Enfant de toutes les nations Buru Quartet II Pramoyeda Ananta Toer

Suite des aventures de Minke dont la révélation de la naïveté, sa lente prise de contact avec son pays au-delà de son éducation européenne, permet une belle description de l’Indonésie, de sa place dans le monde et de l’infernale importance de l’industrie sucrière criminelle. Par ce récit, d’abord conçu et raconté lors de son emprisonnement, Pramoedya Ananta Toer parvient à laisser entendre toute la complexité de la naissance d’une lutte pour l’indépendance.

Dans ce deuxième volume du Buru Quartet, cette tétralogie conçue dans le bagne de Buru, l’auteur éclaire le contexte plutôt compliqué de l’Indonésie au tout début du XX siècle. On peut parfois penser qu’il le fait d’une manière un peu didactique, voire que les intrusions de la lecture des journaux par son narrateur sert de prétexte à de longs exposés sur une situation mondiale en pleine mutation. Mais sans doute est-ce pour entrer en fusion avec l’incertitude du point de vue de son narrateur : Minke hésite encore entre journalisme et fiction ; du fond de sa prison Pramoeyda Ananta Toer se demande lui aussi quelle parole sera la plus porteuse pour son implacable dénonciation. Enfants de tous les pays est indéniablement un roman à thèse, mais l’auteur parvient à s’écarter du manichéisme ou de l’angélisme.
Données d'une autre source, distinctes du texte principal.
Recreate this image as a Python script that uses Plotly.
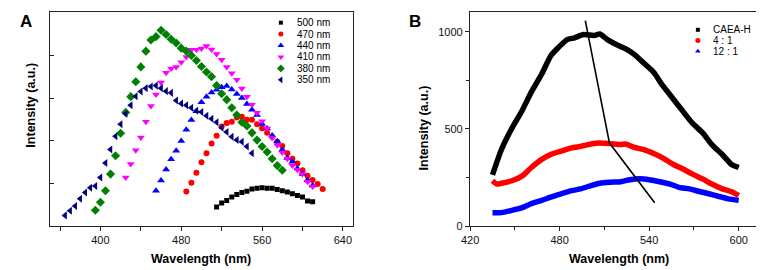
import plotly.graph_objects as go

# ---------------- Panel A data (excitation-dependent emission) ----------------
wl_500 = [515, 520, 525, 530, 535, 540, 545, 550, 555, 560, 565, 570, 575, 580, 585, 590, 595, 600, 605, 610]
int_500 = [0.45, 0.54, 0.60, 0.68, 0.74, 0.79, 0.82, 0.87, 0.89, 0.90, 0.89, 0.89, 0.86, 0.83, 0.80, 0.76, 0.72, 0.68, 0.59, 0.57]

wl_470 = [485, 490, 495, 500, 505, 510, 515, 520, 525, 530, 535, 540, 545, 550, 555, 560, 565, 570, 575, 580,
          585, 590, 595, 600, 605, 610, 615, 620]
int_470 = [0.81, 1.02, 1.25, 1.50, 1.71, 1.94, 2.12, 2.34, 2.42, 2.45, 2.55, 2.57, 2.50, 2.50, 2.39, 2.30, 2.19, 2.10,
           1.98, 1.88, 1.71, 1.58, 1.47, 1.31, 1.18, 1.08, 0.99, 0.87]

wl_440 = [455, 460, 465, 470, 475, 480, 485, 490, 495, 500, 505, 510, 515, 520, 525, 530, 535, 540, 545, 550,
          555, 560, 565, 570, 575, 580, 585, 590, 595, 600, 605, 610]
int_440 = [0.83, 1.07, 1.33, 1.57, 1.77, 2.00, 2.26, 2.49, 2.70, 2.91, 3.04, 3.14, 3.20, 3.26, 3.29, 3.21, 3.10, 3.01,
           2.87, 2.73, 2.61, 2.40, 2.29, 2.13, 1.99, 1.79, 1.60, 1.51, 1.35, 1.22, 1.08, 0.95]

wl_410 = [425, 430, 435, 440, 445, 450, 455, 460, 465, 470, 475, 480, 485, 490, 495, 500, 505, 510, 515, 520,
          525, 530, 535, 540, 545, 550, 555, 560, 565, 570, 575, 580, 585, 590, 595, 600, 605, 610]
int_410 = [1.14, 1.46, 1.78, 2.08, 2.45, 2.82, 3.09, 3.37, 3.60, 3.70, 3.74, 3.85, 3.97, 4.14, 4.14, 4.17, 4.23, 4.15,
           4.04, 3.91, 3.74, 3.59, 3.44, 3.23, 3.04, 2.85, 2.66, 2.46, 2.29, 2.07, 1.90, 1.73, 1.58, 1.42, 1.32,
           1.22, 1.04, 0.93]

wl_380 = [395, 400, 405, 410, 415, 420, 425, 430, 435, 440, 445, 450, 455, 460, 465, 470, 475, 480, 485, 490,
          495, 500, 505, 510, 515, 520, 525, 530, 535, 540, 545, 550, 555, 560, 565, 570, 575, 580]
int_380 = [0.37, 0.56, 0.83, 1.22, 1.65, 2.18, 2.67, 3.04, 3.39, 3.74, 4.11, 4.37, 4.45, 4.60, 4.50, 4.39, 4.30, 4.18,
           4.11, 4.01, 3.89, 3.75, 3.62, 3.51, 3.30, 3.11, 2.97, 2.78, 2.61, 2.44, 2.35, 2.19, 2.02, 1.87, 1.74,
           1.58, 1.42, 1.31]

wl_350 = [365, 370, 375, 380, 385, 390, 395, 400, 405, 410, 415, 420, 425, 430, 435, 440, 445, 450, 455, 460,
          465, 470, 475, 480, 485, 490, 495, 500, 505, 510, 515, 520, 525, 530, 535, 540, 545, 550]
int_350 = [0.25, 0.36, 0.47, 0.64, 0.79, 0.90, 0.94, 1.14, 1.48, 1.80, 2.11, 2.39, 2.64, 2.84, 3.05, 3.16, 3.24, 3.28,
           3.30, 3.24, 3.17, 3.13, 2.95, 2.88, 2.84, 2.78, 2.71, 2.68, 2.59, 2.52, 2.44, 2.31, 2.21, 2.10, 2.02,
           1.98, 1.87, 1.71]

series_a_names = ["500 nm", "470 nm", "440 nm", "410 nm", "380 nm", "350 nm"]
series_a_colors = ["#000000", "#ff0000", "#0000ff", "#ff00ff", "#008000", "#000080"]
series_a_symbols = ["square", "circle", "triangle-up", "triangle-down", "diamond", "triangle-left"]
series_a_sizes = [5, 6, 7, 7, 7, 7]
series_a_x = [wl_500, wl_470, wl_440, wl_410, wl_380, wl_350]
series_a_y = [int_500, int_470, int_440, int_410, int_380, int_350]

a_xticks = [400, 480, 560, 640]
a_xminor = [360, 440, 520, 600]
a_yticks = [1, 2, 3, 4]

# ---------------- Panel B data ----------------
wl_caea = [435, 441, 448, 455, 461, 468, 474, 479, 485, 490, 496, 503, 507, 512, 518, 525, 530, 536, 543, 549,
           556, 562, 569, 576, 582, 589, 595, 600]
int_caea = [263, 394, 503, 596, 689, 782, 875, 917, 959, 968, 985, 980, 988, 959, 934, 909, 883, 841, 791, 723,
            655, 596, 529, 478, 419, 368, 318, 301]

wl_41 = [435, 438, 441, 448, 455, 461, 468, 474, 481, 488, 494, 501, 507, 514, 521, 524, 530, 536, 543, 549,
         556, 563, 569, 576, 582, 589, 596, 600]
int_41 = [233, 216, 220, 233, 258, 301, 343, 368, 385, 402, 410, 422, 427, 424, 419, 422, 405, 394, 373, 351,
          318, 292, 267, 242, 216, 191, 174, 157]

wl_121 = [435, 441, 448, 455, 461, 468, 474, 481, 488, 494, 501, 507, 514, 521, 527, 534, 540, 547, 554, 560,
          567, 573, 580, 587, 593, 600]
int_121 = [68, 69, 81, 95, 115, 132, 149, 166, 182, 191, 208, 220, 225, 228, 238, 243, 238, 228, 216, 199,
           191, 179, 166, 152, 140, 132]

series_b_names = ["CAEA-H", "4 : 1", "12 : 1"]
series_b_colors = ["#000000", "#ff0000", "#0000ff"]
series_b_symbols = ["square", "circle", "triangle-up"]
series_b_x = [wl_caea, wl_41, wl_121]
series_b_y = [int_caea, int_41, int_121]

trend_x = [497.2, 513.4, 543.7]
trend_y = [1057, 427, 120]

b_xticks = [420, 480, 540, 600]
b_xminor = [450, 510, 570]
b_yticks = [0, 500, 1000]
b_yminor = [250, 750]

FONT = "Arial, 'Liberation Sans', sans-serif"
W, H = 764, 270

fig = go.Figure()

# Panel A scatter
for name, col, sym, sz, xs, ys in zip(series_a_names, series_a_colors, series_a_symbols,
                                       series_a_sizes, series_a_x, series_a_y):
    fig.add_trace(go.Scatter(x=xs, y=ys, mode="markers", name=name, showlegend=False,
                             marker=dict(color=col, symbol=sym, size=sz, line=dict(width=0)),
                             xaxis="x", yaxis="y"))

# Panel B thick curves
for name, col, xs, ys in zip(series_b_names, series_b_colors, series_b_x, series_b_y):
    fig.add_trace(go.Scatter(x=xs, y=ys, mode="lines", name=name, showlegend=False,
                             line=dict(color=col, width=5.5, shape="spline", smoothing=0.6),
                             xaxis="x2", yaxis="y2"))
fig.add_trace(go.Scatter(x=trend_x, y=trend_y, mode="lines", showlegend=False,
                         line=dict(color="#000000", width=1.6), xaxis="x2", yaxis="y2"))

# Manual legends on a pixel overlay axis
leg_a_x, leg_a_tx, leg_a_y0, leg_a_dy = 267, 281, 15, 11.7
for i, (name, col, sym, sz) in enumerate(zip(series_a_names, series_a_colors, series_a_symbols, series_a_sizes)):
    yy = leg_a_y0 + i * leg_a_dy
    fig.add_trace(go.Scatter(x=[leg_a_x], y=[yy], mode="markers", showlegend=False,
                             marker=dict(color=col, symbol=sym, size=sz - 1, line=dict(width=0)),
                             xaxis="x3", yaxis="y3", hoverinfo="skip"))
    fig.add_annotation(x=leg_a_tx, y=yy, xref="x3", yref="y3", text=name, showarrow=False,
                       xanchor="left", yanchor="middle", font=dict(family=FONT, size=10, color="#000"))

leg_b_x, leg_b_tx, leg_b_y0, leg_b_dy = 689, 702, 22.3, 11
leg_b_sizes = [4, 5, 5]
for i, (name, col, sym, sz) in enumerate(zip(series_b_names, series_b_colors, series_b_symbols, leg_b_sizes)):
    yy = leg_b_y0 + i * leg_b_dy
    fig.add_trace(go.Scatter(x=[leg_b_x], y=[yy], mode="markers", showlegend=False,
                             marker=dict(color=col, symbol=sym, size=sz, line=dict(width=0)),
                             xaxis="x3", yaxis="y3", hoverinfo="skip"))
    fig.add_annotation(x=leg_b_tx, y=yy, xref="x3", yref="y3", text=name, showarrow=False,
                       xanchor="left", yanchor="middle", font=dict(family=FONT, size=10, color="#000"))

# Titles / labels
def label(text, x, y, size=12.5, angle=0, bold=True):
    fig.add_annotation(x=x, y=y, xref="x3", yref="y3", text=f"<b>{text}</b>" if bold else text,
                       showarrow=False, textangle=angle, xanchor="center", yanchor="middle",
                       font=dict(family=FONT, size=size, color="#000"))

label("A", 9, 14, size=17)
label("B", 403, 14, size=17)
label("Wavelength (nm)", 186.5, 257)
label("Wavelength (nm)", 608.7, 257)
label("Intensity (a.u.)", 14, 99, angle=-90)
label("Intensity (a.u.)", 412, 123, angle=-90)

axis_common = dict(showline=True, linecolor="#222", linewidth=1.3, mirror=True, showgrid=False,
                   zeroline=False, tickcolor="#222", tickfont=dict(family=FONT, size=11, color="#111"))

y_bottom = 1 - 223 / H
y_top = 1 - 4.5 / H

fig.update_layout(
    width=W, height=H,
    margin=dict(l=0, r=0, t=0, b=0),
    paper_bgcolor="white", plot_bgcolor="rgba(0,0,0,0)",
    showlegend=False,
    xaxis=dict(domain=[33.3 / W, 340 / W], range=[350, 650], anchor="y",
               tickmode="array", tickvals=a_xticks, ticks="outside", ticklen=4, tickwidth=1.2,
               minor=dict(tickvals=a_xminor, ticks="outside", ticklen=4, tickcolor="#222", tickwidth=1.2),
               **axis_common),
    yaxis=dict(domain=[y_bottom, y_top], range=[0, 5.02], anchor="x",
               tickmode="array", tickvals=a_yticks, ticktext=["", "", "", ""], ticks="inside",
               ticklen=4, tickwidth=1.2, **axis_common),
    xaxis2=dict(domain=[458.5 / W, 759 / W], range=[420, 619], anchor="y2",
                tickmode="array", tickvals=b_xticks, ticks="outside", ticklen=4, tickwidth=1.2,
                minor=dict(tickvals=b_xminor, ticks="outside", ticklen=3, tickcolor="#222", tickwidth=1.2),
                **axis_common),
    yaxis2=dict(domain=[y_bottom, y_top], range=[0, 1099], anchor="x2",
                tickmode="array", tickvals=b_yticks, ticks="outside", ticklen=4, tickwidth=1.2,
                minor=dict(tickvals=b_yminor, ticks="outside", ticklen=3, tickcolor="#222", tickwidth=1.2),
                **axis_common),
    xaxis3=dict(domain=[0, 1], range=[0, W], visible=False, anchor="y3", fixedrange=True),
    yaxis3=dict(domain=[0, 1], range=[H, 0], visible=False, anchor="x3", fixedrange=True),
)

fig.write_html("out.html")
Comme dans le premier volume, Le Monde des hommes, on se laisse prendre à la lente révélation des aveuglements de Minke.

Un bon écrivain, monsieur Minke, doit pouvoir apporter à son lecteur une joie qui ne soit pas factice, la confiance dans la beauté de la vie.

La souffrance et sa distance. Enfant de toutes les nations revient sur les tragiques conséquences de la lente expropriation de Nyai, la belle-mère de Minke. Le pouvoir colonial ne reconnaît pas son mariage, ses enfants passent sous la tutelle du fils aîné. La femme de Minke, meurt. Mais cette triste histoire est déjà racontée, le deuxième tome raconte plutôt la place du Sucre dans les Indes néerlandaises. Le roman touche vraiment quand Minke devient témoin, naïf et empathique. L’art de la rencontre ou l’illustration de l’impossibilité de témoigner. Un récit d’émancipation est toujours celui d’une parole empêchée. La ressemblance aussi des histoires. La fatalité de leurs similitudes. Minke par son éducation se sent comme coupé de lui-même : difficile de croire au progrès, compliqué de l’abandonner pour s’en tenir aux traditions, à leurs violences et dominations. On lui fait comprendre qu’il connaît mal son pays, que le lecteur veut sa dose de couleur locale. Les personnages partent dans la famille de Nyai. L’oppression sucrière commence ici, reprend les mêmes motifs : son frère sera « contraint » de vendre sa fille au chef de l’usine. Le récit fonctionne parfaitement bien. Minke reçoit alors un témoignage de ce que l’on pourrait nommer le colonialisme dans sa pratique, dans sa façon de s’approprier le territoire, de le rendre rentable. Un paysan est expulsé pour que les blancs puissent planter de la canne à sucre. Faute de preuve, Minke ne parviendra pas à le dénoncer.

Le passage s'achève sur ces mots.